═══ Source excerpt ═══

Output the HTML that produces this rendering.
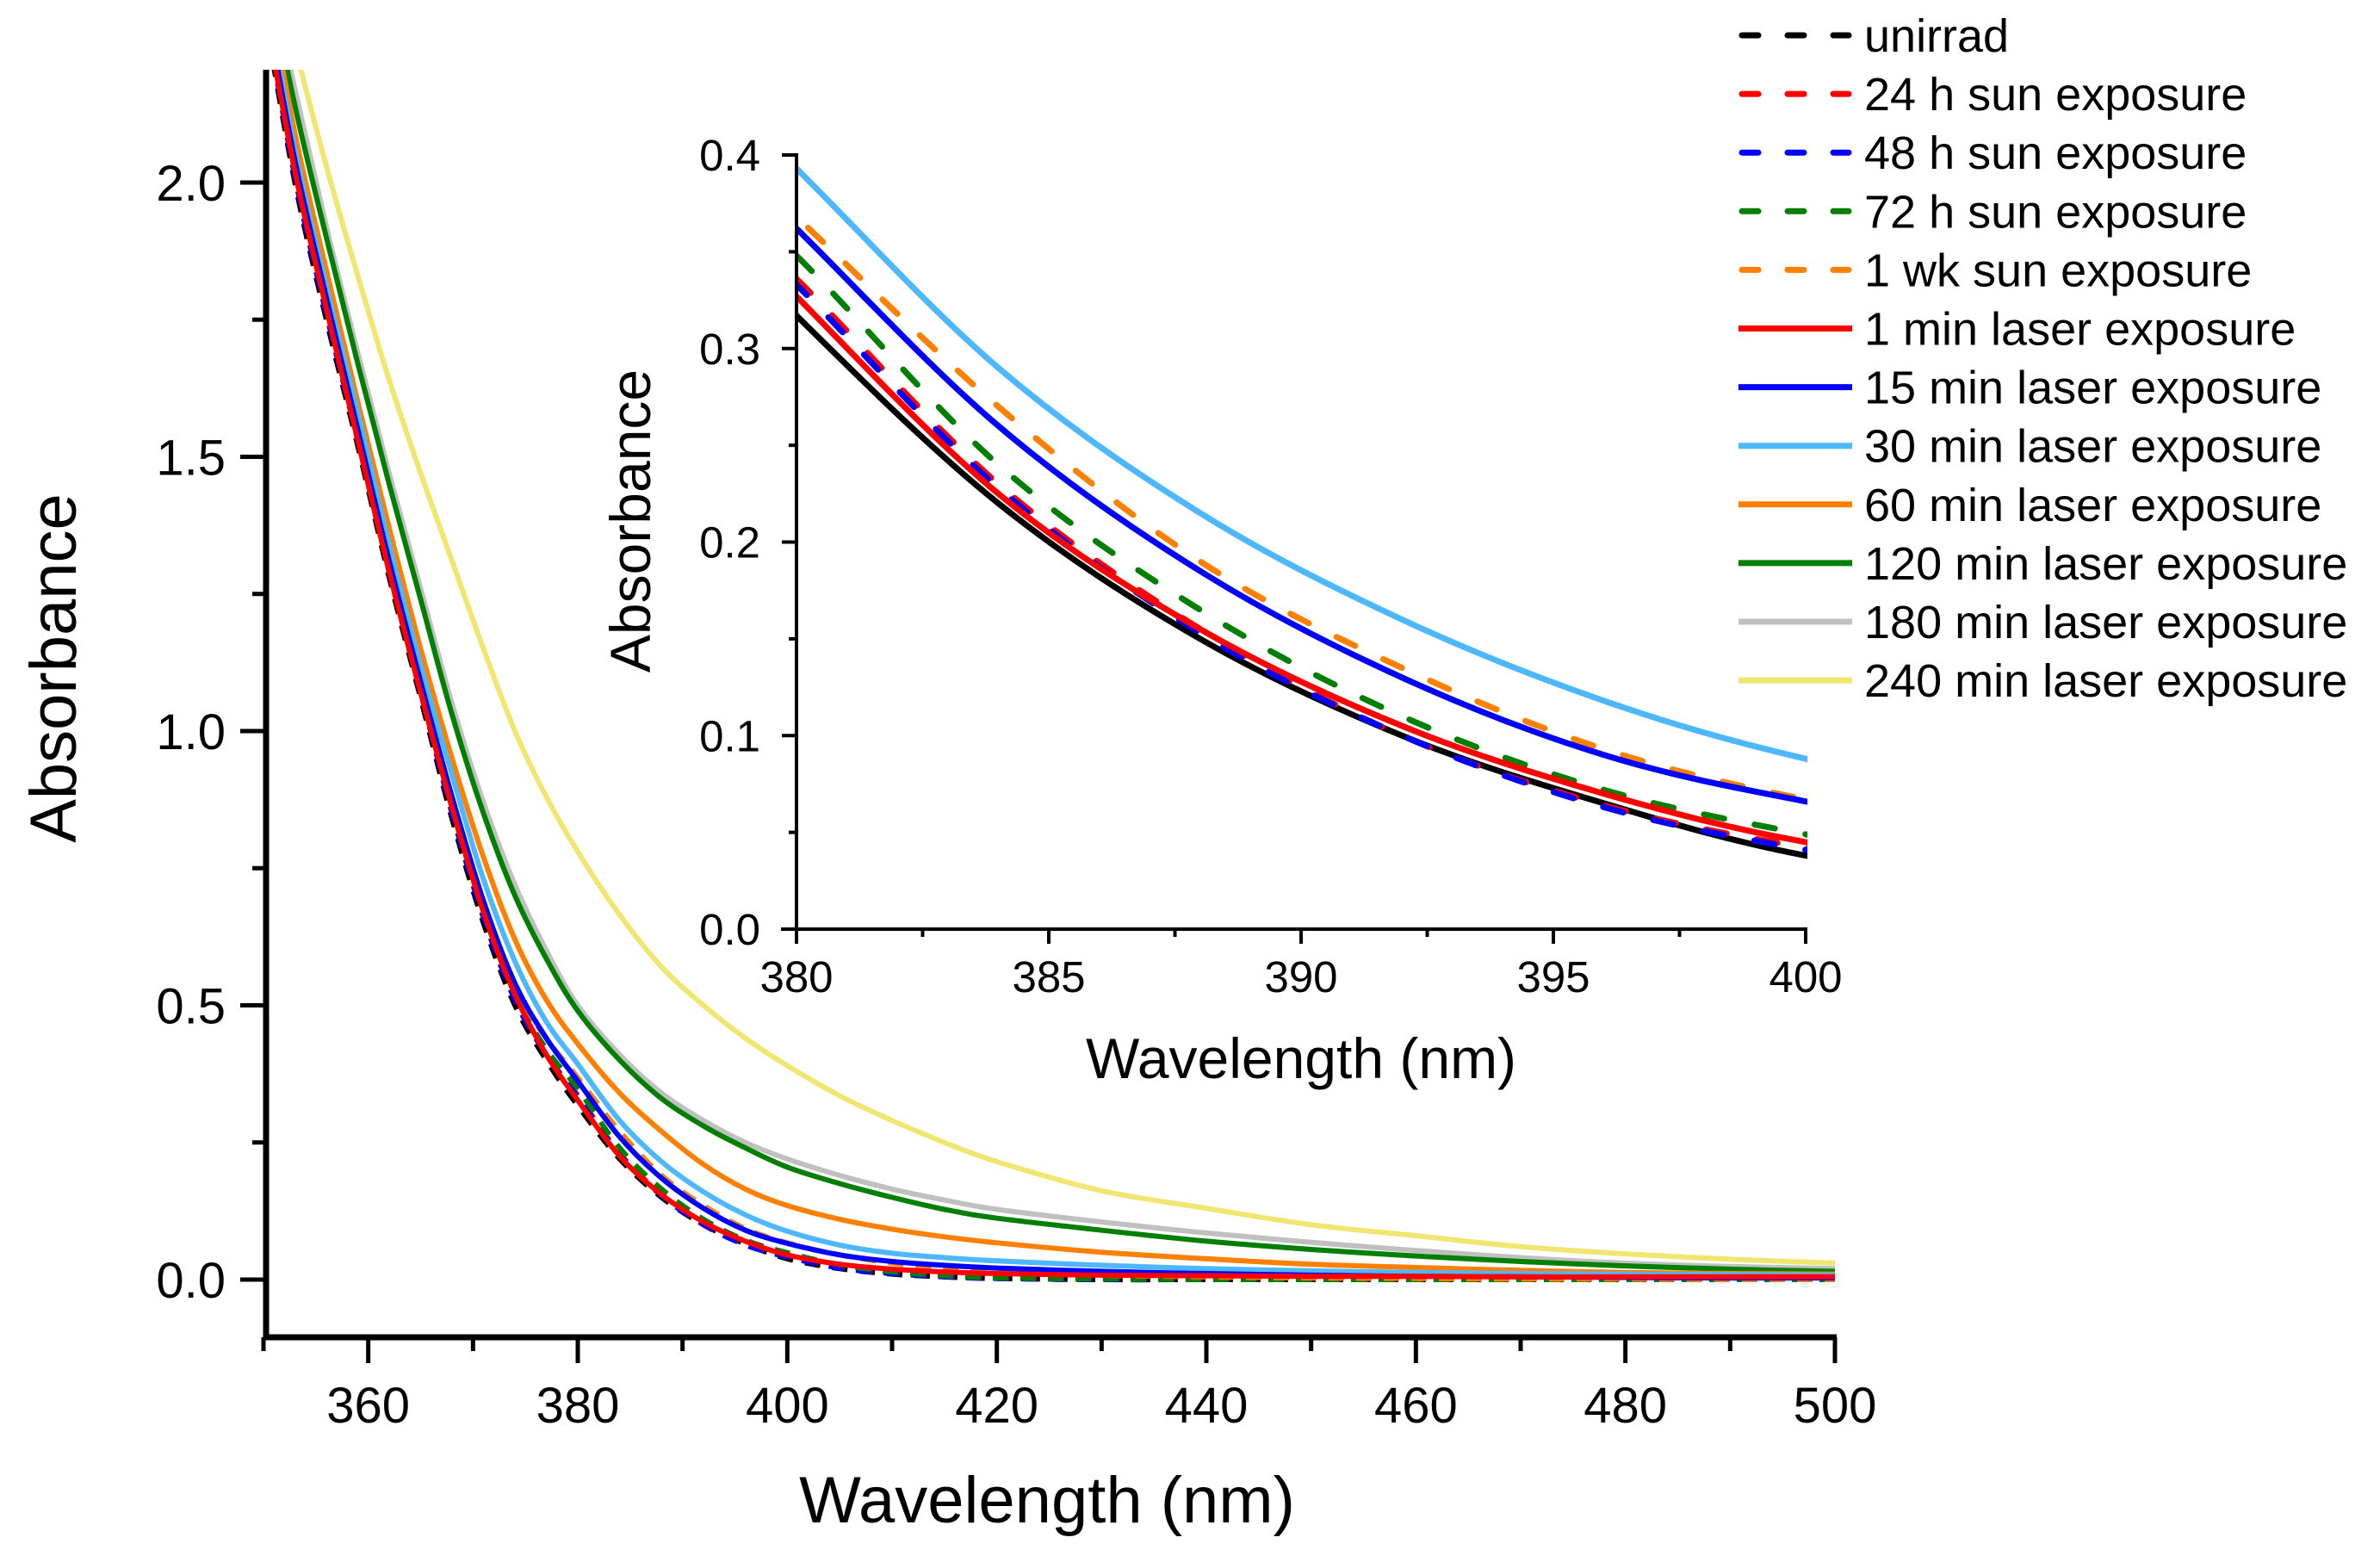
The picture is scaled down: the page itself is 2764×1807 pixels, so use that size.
<!DOCTYPE html>
<html><head><meta charset="utf-8"><style>
html,body{margin:0;padding:0;background:#fff;}
svg{display:block;font-family:"Liberation Sans",Arial,sans-serif;}
</style></head><body>
<svg id="chart" width="2764" height="1807" viewBox="0 0 2764 1807" xmlns="http://www.w3.org/2000/svg">
<defs>
<clipPath id="mainClip"><rect x="309" y="81" width="1823" height="1469"/></clipPath>
<clipPath id="insetClip"><rect x="927" y="150" width="1172" height="927"/></clipPath>
</defs>
<g id="mainAxes"></g>
<g id="mainPlot" clip-path="url(#mainClip)"></g>
<g id="insetAxes"></g>
<g id="insetPlot" clip-path="url(#insetClip)"></g>
<g id="legend"></g>
</svg>
<script>
const wavelengths = [350,353,356,359,362,365,368,371,374,377,380,384,388,392,396,400,405,410,415,420,430,440,450,460,470,480,490,500];
const seriesNames = ["unirrad","24 h sun exposure","48 h sun exposure","72 h sun exposure","1 wk sun exposure","1 min laser exposure","15 min laser exposure","30 min laser exposure","60 min laser exposure","120 min laser exposure","180 min laser exposure","240 min laser exposure"];
const seriesColors = ["#000000","#ff0000","#0000ff","#007f00","#ff8000","#ff0000","#0000ff","#4db8ff","#ff8000","#007f00","#c0c0c0","#f0e670"];
const seriesDashed = [true,true,true,true,true,false,false,false,false,false,false,false];
const seriesInInset = [true,true,true,true,true,true,true,true,false,false,false,false];
const unirrad = [2.32,2.0,1.75,1.52,1.28,1.06,0.84,0.65,0.5,0.4,0.317,0.22,0.15,0.1,0.065,0.038,0.02,0.01,0.005,0.002,0,0,0,0,0,0,0,0];
const sun24h = [2.33,2.02,1.77,1.53,1.29,1.07,0.86,0.67,0.51,0.41,0.336,0.23,0.155,0.1,0.064,0.042,0.022,0.012,0.006,0.003,0.001,0,0,0,0,0,0,0];
const sun48h = [2.33,2.01,1.76,1.53,1.29,1.07,0.85,0.66,0.51,0.41,0.333,0.228,0.153,0.1,0.063,0.041,0.021,0.011,0.005,0.002,0,0,0,0,0,0,0,0];
const sun72h = [2.34,2.03,1.78,1.54,1.30,1.08,0.86,0.67,0.52,0.42,0.348,0.24,0.165,0.11,0.072,0.049,0.027,0.014,0.007,0.003,0.001,0,0,0,0,0,0,0];
const sun1wk = [2.35,2.04,1.79,1.55,1.31,1.09,0.87,0.68,0.53,0.44,0.368,0.27,0.19,0.135,0.093,0.067,0.045,0.03,0.02,0.014,0.008,0.005,0.003,0.002,0.001,0.001,0,0];
const laser1 = [2.33,2.02,1.77,1.53,1.29,1.07,0.86,0.67,0.52,0.41,0.327,0.225,0.155,0.105,0.07,0.045,0.028,0.019,0.014,0.011,0.008,0.007,0.006,0.006,0.005,0.005,0.005,0.005];
const laser15 = [2.35,2.04,1.79,1.55,1.31,1.09,0.88,0.69,0.54,0.44,0.362,0.26,0.185,0.13,0.09,0.066,0.045,0.033,0.026,0.021,0.015,0.011,0.008,0.006,0.005,0.004,0.003,0.003];
const laser30 = [2.37,2.06,1.81,1.58,1.34,1.12,0.92,0.73,0.58,0.47,0.393,0.29,0.215,0.16,0.118,0.088,0.063,0.048,0.04,0.034,0.026,0.02,0.016,0.013,0.011,0.01,0.009,0.008];
const laser60 = [2.4,2.09,1.84,1.6,1.37,1.15,0.95,0.77,0.62,0.51,0.43,0.34,0.27,0.21,0.165,0.135,0.11,0.092,0.078,0.067,0.05,0.038,0.028,0.022,0.017,0.013,0.011,0.01];
const laser120 = [2.42,2.14,1.9,1.67,1.45,1.24,1.03,0.85,0.7,0.585,0.49,0.4,0.33,0.28,0.24,0.205,0.175,0.15,0.128,0.112,0.09,0.07,0.055,0.043,0.033,0.025,0.019,0.015];
const laser180 = [2.44,2.17,1.92,1.69,1.47,1.26,1.05,0.87,0.72,0.6,0.5,0.41,0.34,0.29,0.25,0.22,0.19,0.165,0.145,0.128,0.105,0.085,0.068,0.053,0.04,0.03,0.024,0.02];
const laser240 = [2.5,2.25,2.03,1.83,1.64,1.47,1.31,1.15,1.0,0.88,0.78,0.665,0.57,0.5,0.44,0.39,0.335,0.29,0.25,0.215,0.162,0.13,0.1,0.08,0.06,0.047,0.037,0.03];
const seriesValues = [unirrad,sun24h,sun48h,sun72h,sun1wk,laser1,laser15,laser30,laser60,laser120,laser180,laser240];
const mainXTicks = [360,380,400,420,440,460,480,500];
const mainYTicks = [0.0,0.5,1.0,1.5,2.0];
const insetXTicks = [380,385,390,395,400];
const insetYTicks = [0.0,0.1,0.2,0.3,0.4];

const NS = "http://www.w3.org/2000/svg";
function mk(tag, attrs, parent){const e=document.createElementNS(NS,tag);for(const k in attrs)e.setAttribute(k,attrs[k]);parent.appendChild(e);return e;}

const mx = v => 306 + (v-350)*(2131-306)/150;
const my = v => 1486 - v*637;
const ix = v => 925 + (v-380)*(2097-925)/20;
const iy = v => 1079 - v*(1079-180)/0.4;

function pathFor(xs, ys, sx, sy){
  const pts=[];
  for(let i=0;i<xs.length;i++) pts.push([sx(xs[i]),sy(ys[i])]);
  let d="M"+pts[0][0].toFixed(1)+","+pts[0][1].toFixed(1);
  for(let i=0;i<pts.length-1;i++){
    const p0=pts[Math.max(0,i-1)],p1=pts[i],p2=pts[i+1],p3=pts[Math.min(pts.length-1,i+2)];
    const c1x=p1[0]+(p2[0]-p0[0])/6,c1y=p1[1]+(p2[1]-p0[1])/6;
    const c2x=p2[0]-(p3[0]-p1[0])/6,c2y=p2[1]-(p3[1]-p1[1])/6;
    d+=" C"+c1x.toFixed(1)+","+c1y.toFixed(1)+" "+c2x.toFixed(1)+","+c2y.toFixed(1)+" "+p2[0].toFixed(1)+","+p2[1].toFixed(1);
  }
  return d;
}

const drawOrder=[0,1,2,3,4,11,10,9,8,7,6,5];
const mainPlot=document.getElementById("mainPlot");
const insetPlot=document.getElementById("insetPlot");
for(const i of drawOrder){
  const p=mk("path",{d:pathFor(wavelengths,seriesValues[i],mx,my),fill:"none",stroke:seriesColors[i],"stroke-width":6,"stroke-linejoin":"round"},mainPlot);
  if(seriesDashed[i]){p.setAttribute("stroke-dasharray","18 14");}
  
  
  if(!seriesInInset[i]) continue;
  const q=mk("path",{d:pathFor(wavelengths,seriesValues[i],ix,iy),fill:"none",stroke:seriesColors[i],"stroke-width":7,"stroke-linejoin":"round","stroke-linecap":"round"},insetPlot);
  if(seriesDashed[i] && i!==0){q.setAttribute("stroke-dasharray","24 36");}
  
  
}

const ma=document.getElementById("mainAxes");
const yAxis=mk("line",{x1:309,y1:81,x2:309,y2:1556,stroke:"#000","stroke-width":7},ma);


const xAxis=mk("line",{x1:306,y1:1553,x2:2133,y2:1553,stroke:"#000","stroke-width":7},ma);


for(let v=350;v<=500;v+=10){
  const major=(v%20===0);
  mk("line",{x1:mx(v),y1:1553,x2:mx(v),y2:1553+(major?30:16),stroke:"#000","stroke-width":5},ma);
}
for(const v of mainXTicks){
  const t=mk("text",{x:mx(v),y:1652,"font-size":58,"text-anchor":"middle",fill:"#000"},ma);
  t.textContent=String(v);
  
  
}
for(let k=0;k<=8;k++){
  const v=k*0.25;const major=(k%2===0);
  mk("line",{x1:309,y1:my(v),x2:309-(major?30:16),y2:my(v),stroke:"#000","stroke-width":5},ma);
}
for(const v of mainYTicks){
  const t=mk("text",{x:262,y:my(v)+21,"font-size":58,"text-anchor":"end",fill:"#000"},ma);
  t.textContent=v.toFixed(1);
  
  
}
const mxt=mk("text",{x:1216,y:1768,"font-size":76,"text-anchor":"middle",fill:"#000"},ma);
mxt.textContent="Wavelength (nm)";


const myt=mk("text",{x:0,y:0,"font-size":76,"text-anchor":"middle",fill:"#000",transform:"translate(88,776) rotate(-90)"},ma);
myt.textContent="Absorbance";



const ia=document.getElementById("insetAxes");
const iyAxis=mk("line",{x1:925,y1:178,x2:925,y2:1081,stroke:"#000","stroke-width":4},ia);


const ixAxis=mk("line",{x1:907,y1:1079,x2:2099,y2:1079,stroke:"#000","stroke-width":4},ia);


for(let k=0;k<=8;k++){
  const v=380+k*2.5;const major=(k%2===0);
  mk("line",{x1:ix(v),y1:1079,x2:ix(v),y2:1079+(major?17:9),stroke:"#000","stroke-width":4},ia);
}
for(let k=0;k<=8;k++){
  const v=k*0.05;const major=(k%2===0);
  mk("line",{x1:925,y1:iy(v),x2:925-(major?17:9),y2:iy(v),stroke:"#000","stroke-width":4},ia);
}
for(const v of insetXTicks){
  const t=mk("text",{x:ix(v),y:1152,"font-size":51,"text-anchor":"middle",fill:"#000"},ia);
  t.textContent=String(v);
  
  
}
for(const v of insetYTicks){
  const t=mk("text",{x:883,y:iy(v)+18,"font-size":51,"text-anchor":"end",fill:"#000"},ia);
  t.textContent=v.toFixed(1);
  
  
}
const ixt=mk("text",{x:1511,y:1252,"font-size":66,"text-anchor":"middle",fill:"#000"},ia);
ixt.textContent="Wavelength (nm)";


const iyt=mk("text",{x:0,y:0,"font-size":66,"text-anchor":"middle",fill:"#000",transform:"translate(755,605) rotate(-90)"},ia);
iyt.textContent="Absorbance";



const lg=document.getElementById("legend");
for(let i=0;i<seriesNames.length;i++){
  const cy=41+i*68.1;
  const g=mk("g",{},lg);
  
  
  const l=mk("line",{x1:seriesDashed[i]?2023:2019,y1:cy,x2:seriesDashed[i]?2147:2151,y2:cy,stroke:seriesColors[i],"stroke-width":7,"stroke-linecap":seriesDashed[i]?"round":"butt"},g);
  if(seriesDashed[i]) l.setAttribute("stroke-dasharray","19 34");
  
  
  const t=mk("text",{x:2165,y:cy+19,"font-size":54,fill:"#000"},g);
  t.textContent=seriesNames[i];
  
  
}
</script>
</body></html>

═══

Task objective » Return each line where "that" shows up.

Full solution »
Output the HTML that produces this rendering.
The picture is scaled down: the page itself is 2764×1807 pixels, so use that size.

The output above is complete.